Very large stars (>9 Solar masses) manage to sustain fusion through the steps all the way to iron, which as others have mentioned is a special stage. Iron fusion is endothermic, which is to say that it results in a net loss of energy. As soon as iron fusion begins, the fusion pressure that balances gravity goes away in a hurry. The mass of the star collapses inward very quickly, driving up the pressure immensely, and bingo! You have a [Type Ib, Ic or II] supernova. Usually.
Really immense supernovae will overcome the gravitational binding energy of the stars, essentially blowing it away, leaving no remnants, such as black holes or neutron stars.
Now, if an intrepid person who actually knows what they’re talking about could just come along and clean up my mess…
The ideal gas law suggests another reason the sun may be shrinking:
At any given temperature and pressure 2 moles of hydrogen will take up twice as much volume as 1 mole of helium.
Now the core of a star is a somewhat extreme environment in which to apply the ideal gas law, but even more complex versions of PV = nRT follow the same general trend linking volume, moles, pressure and temperature.
Good heavens. I can’t believe so many dopers don’t know how the sun shines!
The short version:
The sun started out as a giant cloud of mostly hydrogen that collapsed in on itself due to gravitational attraction. As it collapsed, the pressure all that material was under caused the temperature to rise and rise. At a critical point, the temperature became so hot that the hydrogen atoms began to fuse together into helium, releasing enormous amounts of energy in the process.
Now, the sun is in a long-term tug-of war between the gravitational attraction of all of that gas and the outward expansion pressure caused by the fusion heating. Hot gases want to expand. Gravity makes that mass want to come closer together. So you have the sun at a basic equilibrium between these two forces for about 10-12 billion years (we’re halfway through, now).

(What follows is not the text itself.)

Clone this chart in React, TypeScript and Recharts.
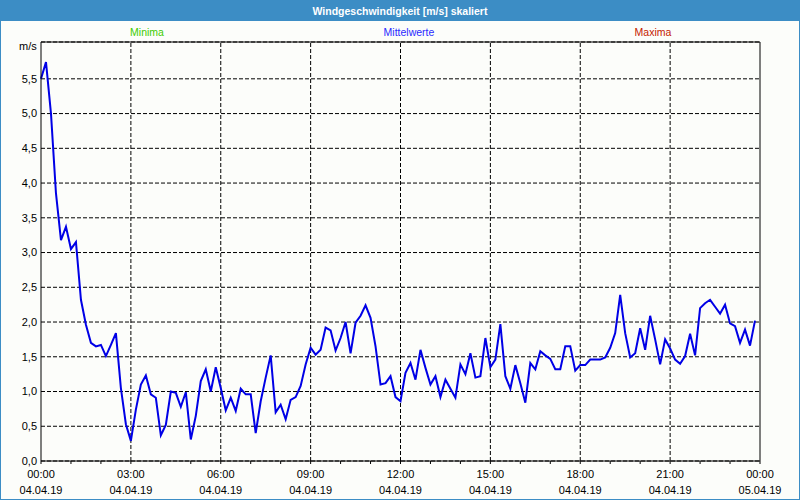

Once the easily-fused hydrogen is used up, the expansion pressure will let up, allowing gravity to cause the sun to contract, creating MORE pressure, which then will create enough heat to fuse helium into carbon, and result in a new equilibrium (that only lasts about 130 million years). This is also when the outer layers of the sun balloon out and envelop some of the inner planets. Official end of life on Earth, if not earlier.
Finally, things become unstable enough during these sensitive helium fusion reactions that the sun blows off huge quantities of gas to form a planetary nebula, and the stuff that’s left becomes a white dwarf, which cools over billions of years.
There’s a lot more going on (esp. in regards to the switchover from Hydrogen fusion to Helium fusion, when there are different layers of different gases in the sun, which expand and fuse at different rates, etc.), but that’s the gist of it.